The State Department's Intelligence and Research (INR) wing had felt that India was preparing for a nuclear test from 1972 onwards but Washington's focus on Vietnam and its preoccupation with China and the Soviet Union perhaps led it to give India low priority. As a result, the U.S. was taken completely by surprise when India tested the nuclear bomb in 1974.

The U.S. was partly to blame because despite the wealth of assessments, barely five months before the test, its Embassy felt India might not test because it was facing grave economic problems and there were no rumours of a test as in 1972.

The documents also give the impression that top-level policymakers at that time were not overly concerned about the dangers of proliferation. The intelligence community gave scattered assessments and the government was prone to scaling down their warnings when reports to the contrary came from other sources.

INR first voiced its suspicions in early January 1972 and barely a fortnight later the U.S. Embassy here saw “straws” suggesting an underground test “some time in future.” But after the Canadians said they had warned New Delhi of the implications of using raw material supplied by them for making nuclear bombs, the doubts subsided. The doubts resurfaced after the Canadians felt that as Indian nuclear scientists were capable of combining “guile” with “technical proficiency,” they could easily have “easily misled” them.

The Americans were still not sure and became further baffled when the Canadians and the British did not detect any Indian intention to test though they seemed to have the capability.

By mid-1972, the suspicions were back again after a Japanese Embassy official said the “Indians have decided to go ahead with a nuclear test” which could occur at “any time” in the Thar Desert. But subsequent cables cast doubt on the diplomat's assessment.
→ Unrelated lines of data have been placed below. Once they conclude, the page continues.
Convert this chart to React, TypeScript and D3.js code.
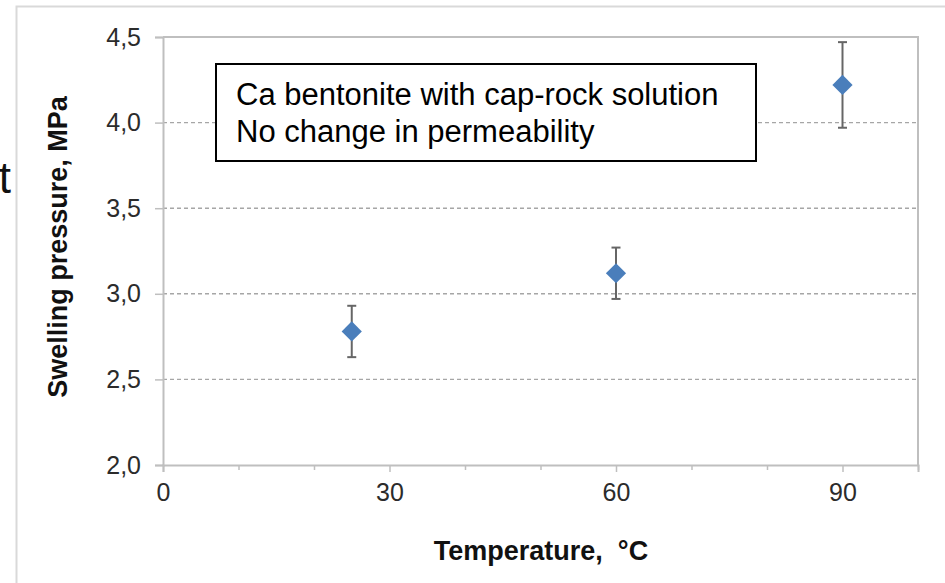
import React, { useEffect, useRef } from 'react';
import * as d3 from 'd3';

const width = 945;
const height = 583;
const margin = { top: 37, right: 27, bottom: 118, left: 163 };

const temperatures = [25, 60, 90];
const pressures = [2.78, 3.12, 4.22];
const errLow = [2.63, 2.97, 3.97];
const errHigh = [2.93, 3.27, 4.47];

const xLabelTicks = [0, 30, 60, 90];
const xMinorTicks = [10, 20, 40, 50, 70, 80, 100];
const yTicks = [2.0, 2.5, 3.0, 3.5, 4.0, 4.5];

const noteLines = ['Ca bentonite with cap-rock solution', 'No change in permeability'];

const font = 'Liberation Sans, Arial, sans-serif';

function App() {
  const ref = useRef<SVGSVGElement | null>(null);

  useEffect(() => {
    const svg = d3.select(ref.current);
    svg.selectAll('*').remove();

    const x = d3.scaleLinear().domain([0, 100]).range([margin.left, width - margin.right]);
    const y = d3.scaleLinear().domain([2, 4.5]).range([height - margin.bottom, margin.top]);

    // outer frame from the source figure
    svg
      .append('rect')
      .attr('x', 16.5)
      .attr('y', 6.5)
      .attr('width', 1000)
      .attr('height', 1000)
      .attr('fill', 'white')
      .attr('stroke', '#d9d9d9')
      .attr('stroke-width', 2);

    // stray letter cut off at the left
    svg
      .append('text')
      .attr('x', 11)
      .attr('y', 193)
      .attr('text-anchor', 'end')
      .attr('font-family', font)
      .attr('font-size', 44)
      .attr('fill', '#111')
      .text('t');

    // gridlines
    svg
      .append('g')
      .selectAll('line')
      .data(yTicks.filter((d) => d > 2 && d < 4.5))
      .enter()
      .append('line')
      .attr('x1', x(0))
      .attr('x2', x(100))
      .attr('y1', (d) => y(d))
      .attr('y2', (d) => y(d))
      .attr('stroke', '#a6a6a6')
      .attr('stroke-width', 1.4)
      .attr('stroke-dasharray', '4,3');

    // plot frame top + right
    svg
      .append('path')
      .attr('d', `M${x(0)},${y(4.5)}H${x(100)}V${y(2)}`)
      .attr('fill', 'none')
      .attr('stroke', '#bfbfbf')
      .attr('stroke-width', 2);

    // y axis
    const yAxis = svg
      .append('g')
      .attr('transform', `translate(${x(0)},0)`)
      .call(
        d3
          .axisLeft(y)
          .tickValues(yTicks)
          .tickSize(8)
          .tickPadding(14)
          .tickFormat((d) => d3.format('.1f')(d as number).replace('.', ','))
      );
    yAxis.select('.domain').attr('stroke', '#bfbfbf').attr('stroke-width', 2);
    yAxis.selectAll('.tick line').attr('stroke', '#bfbfbf').attr('stroke-width', 1.5);
    yAxis
      .selectAll('.tick text')
      .attr('font-family', font)
      .attr('font-size', 25)
      .attr('fill', '#2b2b2b');

    // x axis
    const xAxis = svg
      .append('g')
      .attr('transform', `translate(0,${y(2)})`)
      .call(
        d3
          .axisBottom(x)
          .tickValues(xLabelTicks)
          .tickSize(7)
          .tickPadding(11)
          .tickFormat(d3.format('d'))
      );
    xAxis.select('.domain').attr('stroke', '#bfbfbf').attr('stroke-width', 2);
    xAxis.selectAll('.tick line').attr('stroke', '#bfbfbf').attr('stroke-width', 1.5);
    xAxis
      .selectAll('.tick text')
      .attr('font-family', font)
      .attr('font-size', 25)
      .attr('fill', '#2b2b2b');

    const minor = svg
      .append('g')
      .attr('transform', `translate(0,${y(2)})`)
      .call(d3.axisBottom(x).tickValues(xMinorTicks).tickSize(5).tickFormat(() => ''));
    minor.select('.domain').remove();
    minor.selectAll('.tick line').attr('stroke', '#bfbfbf').attr('stroke-width', 1.5);

    // error bars
    const pts = temperatures.map((t, i) => ({ t, p: pressures[i], lo: errLow[i], hi: errHigh[i] }));
    const eb = svg.append('g').attr('stroke', '#666').attr('stroke-width', 2);
    eb.selectAll('line.v')
      .data(pts)
      .enter()
      .append('line')
      .attr('x1', (d) => x(d.t))
      .attr('x2', (d) => x(d.t))
      .attr('y1', (d) => y(d.lo))
      .attr('y2', (d) => y(d.hi));
    eb.selectAll('line.hi')
      .data(pts)
      .enter()
      .append('line')
      .attr('x1', (d) => x(d.t) - 4.5)
      .attr('x2', (d) => x(d.t) + 4.5)
      .attr('y1', (d) => y(d.hi))
      .attr('y2', (d) => y(d.hi));
    eb.selectAll('line.lo')
      .data(pts)
      .enter()
      .append('line')
      .attr('x1', (d) => x(d.t) - 4.5)
      .attr('x2', (d) => x(d.t) + 4.5)
      .attr('y1', (d) => y(d.lo))
      .attr('y2', (d) => y(d.lo));

    // diamond markers
    const diamond = d3.symbol().type(d3.symbolDiamond2).size(260);
    svg
      .append('g')
      .selectAll('path')
      .data(pts)
      .enter()
      .append('path')
      .attr('d', diamond)
      .attr('transform', (d) => `translate(${x(d.t)},${y(d.p)})`)
      .attr('fill', '#4a7ebb');

    // note box
    svg
      .append('rect')
      .attr('x', 216)
      .attr('y', 64)
      .attr('width', 540)
      .attr('height', 97)
      .attr('fill', 'white')
      .attr('stroke', '#000')
      .attr('stroke-width', 2);
    svg
      .append('g')
      .selectAll('text')
      .data(noteLines)
      .enter()
      .append('text')
      .attr('x', 236)
      .attr('y', (d, i) => 105 + i * 37)
      .attr('font-family', font)
      .attr('font-size', 31)
      .attr('fill', '#000')
      .text((d) => d);

    // axis titles
    svg
      .append('text')
      .attr('x', 541)
      .attr('y', 560)
      .attr('text-anchor', 'middle')
      .attr('font-family', font)
      .attr('font-weight', 'bold')
      .attr('font-size', 27)
      .attr('fill', '#111')
      .text('Temperature,\u00a0 °C');
    svg
      .append('text')
      .attr('transform', `translate(67,247) rotate(-90)`)
      .attr('text-anchor', 'middle')
      .attr('font-family', font)
      .attr('font-weight', 'bold')
      .attr('font-size', 27)
      .attr('fill', '#111')
      .text('Swelling pressure, MPa');
  }, []);

  return (
    <svg
      ref={ref}
      width={width}
      height={height}
      style={{ position: 'absolute', left: 0, top: 0, background: 'white' }}
    />
  );
}

export default App;
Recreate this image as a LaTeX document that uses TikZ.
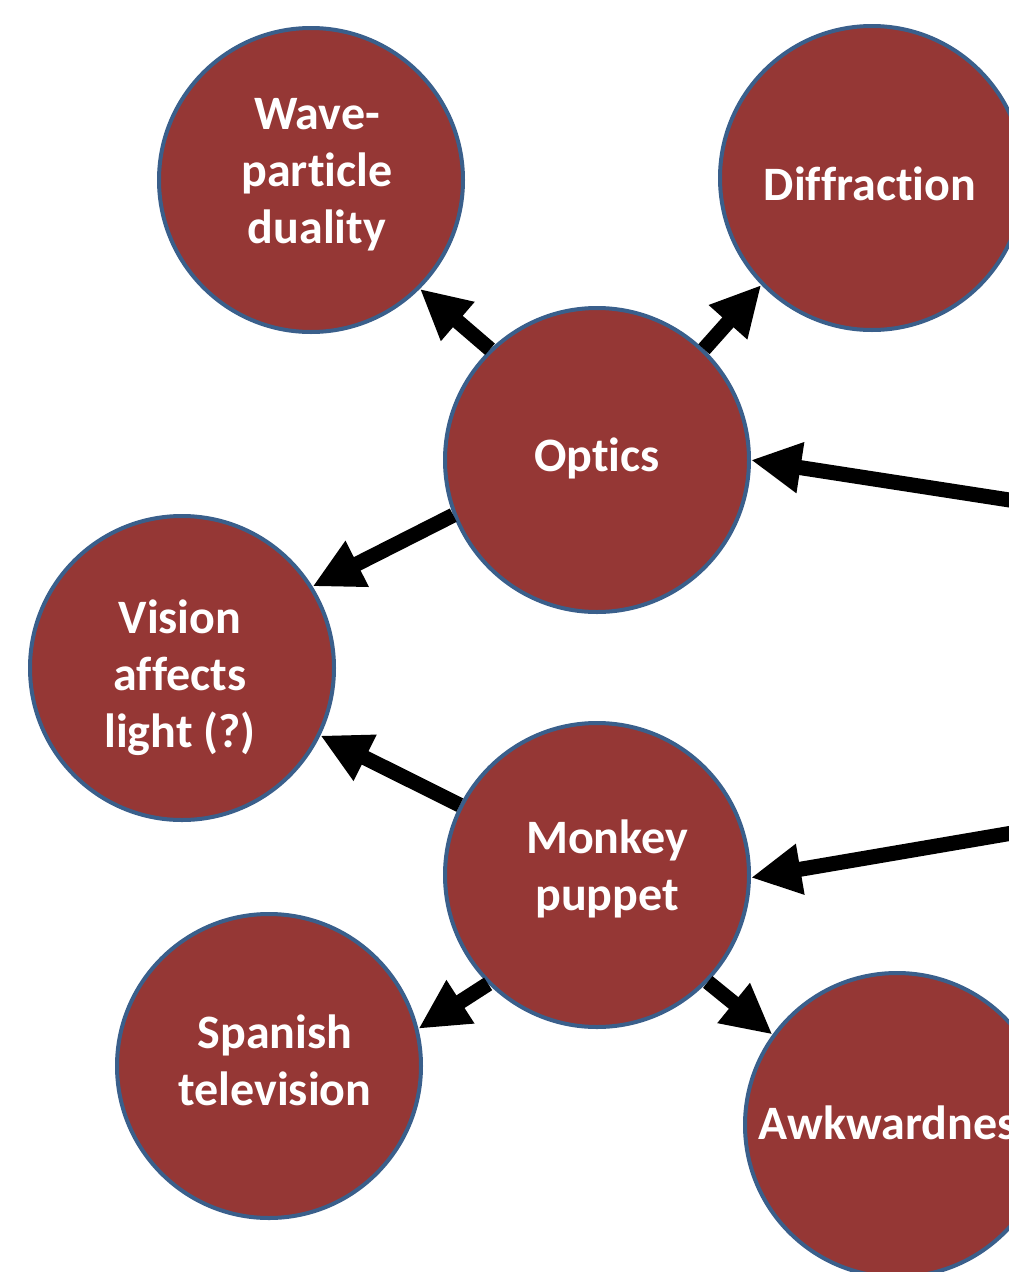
\documentclass[tikz,border=0pt]{standalone}
\usepackage{fontspec}
\setmainfont{Carlito}[Ligatures=NoCommon]
\usetikzlibrary{arrows.meta}
\definecolor{fillred}{HTML}{953735}
\definecolor{edgeblue}{HTML}{3A5F8B}
\begin{document}
\begin{tikzpicture}[x=1pt,y=-1pt,
  topic/.style={circle, fill=fillred, draw=edgeblue, line width=4pt,
    minimum size=304pt, inner sep=0pt},
  topictext/.style={text=white, inner sep=0pt,
    font=\bfseries\fontsize{48}{57}\selectfont, align=center},
  link/.style={line width=15pt, -{Triangle[length=50pt,width=48pt]}}]
\useasboundingbox (0,0) rectangle (1009,1272);

\node[topic] (wave) at (311,180) {};
\node[topic] (diff) at (872,178) {};
\node[topic] (optics) at (597,460) {};
\node[topic] (vision) at (182,668) {};
\node[topic] (monkey) at (597,875) {};
\node[topic] (spanish) at (269,1066) {};
\node[topic] (awk) at (897,1125) {};

\node[topictext] (waveT) at ([shift={(6,-5)}]wave.center) {Wave-\\particle\\duality};
\node[topictext] (diffT) at ([shift={(-2,6)}]diff.center) {Diffraction};
\node[topictext] (opticsT) at ([shift={(0,-2)}]optics.center) {Optics};
\node[topictext] (visionT) at ([shift={(-2,10)}]vision.center) {Vision\\affects\\light (?)};
\node[topictext] (monkeyT) at ([shift={(10,-6)}]monkey.center) {Monkey\\puppet};
\node[topictext] (spanishT) at ([shift={(6,-6)}]spanish.center) {Spanish\\television};
\node[topictext] (awkT) at ([shift={(0,-2)}]awk.center) {Awkwardness};

\coordinate (inA) at (1100,514);
\coordinate (inB) at (1100,818);

\draw[link] (optics.134.7) -- (wave.-45.3);
\draw[link] (optics.46) -- (diff.224.7);
\draw[link] (inA) -- (optics.0);
\draw[link] (optics.201) -- (vision.32);
\draw[link] (monkey.153.6) -- (vision.-26.6);
\draw[link] (inB) -- (monkey.-1);
\draw[link] (monkey.225.8) -- (spanish.14.8);
\draw[link] (monkey.-44.5) -- (awk.144.7);
\end{tikzpicture}
\end{document}
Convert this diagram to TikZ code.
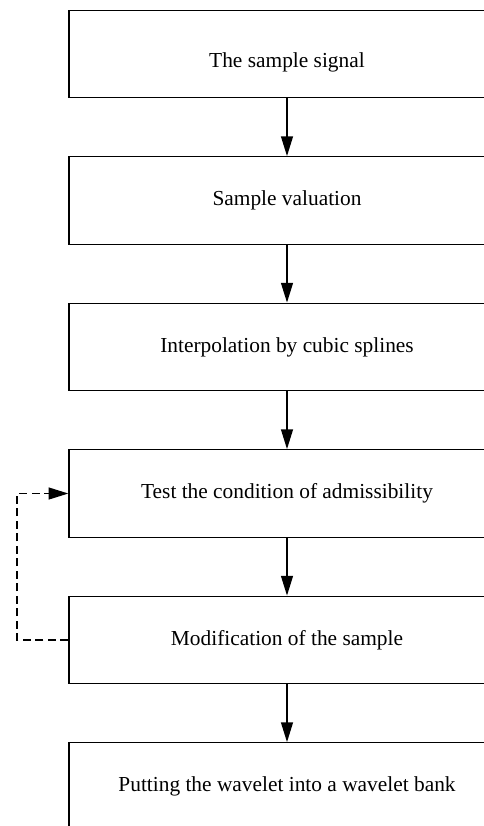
\documentclass[tikz,border=0pt]{standalone}
\usepackage{fontspec}
\setmainfont{Liberation Serif}
\usetikzlibrary{positioning,arrows.meta}

\begin{document}
\begin{tikzpicture}[x=0.025cm, y=-0.025cm, >={Triangle[length=14pt,width=8.5pt]},
    node distance=1.44cm,
    stepbox/.style={draw, line width=0.9pt, minimum width=10.9cm, minimum height=2.19cm,
      inner sep=0pt, font=\fontsize{15.2}{18}\selectfont},
    flow/.style={->, line width=0.9pt},
    loopback/.style={->, line width=0.9pt, dash pattern=on 5.7pt off 3.2pt}]
    \clip (0,0) rectangle (484,826);

    % Processing chain (top to bottom)
    \node[stepbox] (signal) at (287,54) {\raisebox{-0.2cm}[\height][\depth]{The sample signal}};
    \node[stepbox, below=of signal] (valuation) {Sample valuation};
    \node[stepbox, below=of valuation] (spline) {Interpolation by cubic splines};
    \node[stepbox, below=of spline] (admiss) {Test the condition of admissibility};
    \node[stepbox, below=of admiss] (modify) {Modification of the sample};
    \node[stepbox, below=of modify] (bank) {Putting the wavelet into a wavelet bank};

    \foreach \a/\b in {signal/valuation,valuation/spline,spline/admiss,admiss/modify,modify/bank}
      \draw[flow] (\a) -- (\b);

    % Feedback loop
    \coordinate (back) at (17,0);
    \draw[loopback] (modify.west) -| (back |- modify) |- (admiss.west);
\end{tikzpicture}
\end{document}
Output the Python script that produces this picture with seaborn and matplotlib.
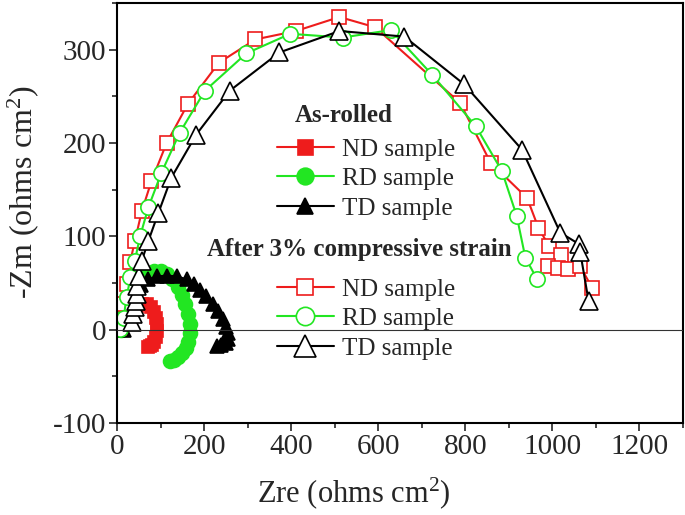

The conflicting reports prompted National Security Assistant Henry Kissinger to go in for a high-level study memorandum on the implications of an Indian nuclear test for U.S. interests. The study and the response, however, remained unattended for some time in Mr. Kissinger's office, indicating that the U.S. government's attention was on other issues and it did not give much importance at that time to nuclear proliferation issues. Assessments continued to swing one way or the other but after the test was made, the U.S. felt it had missed the signs.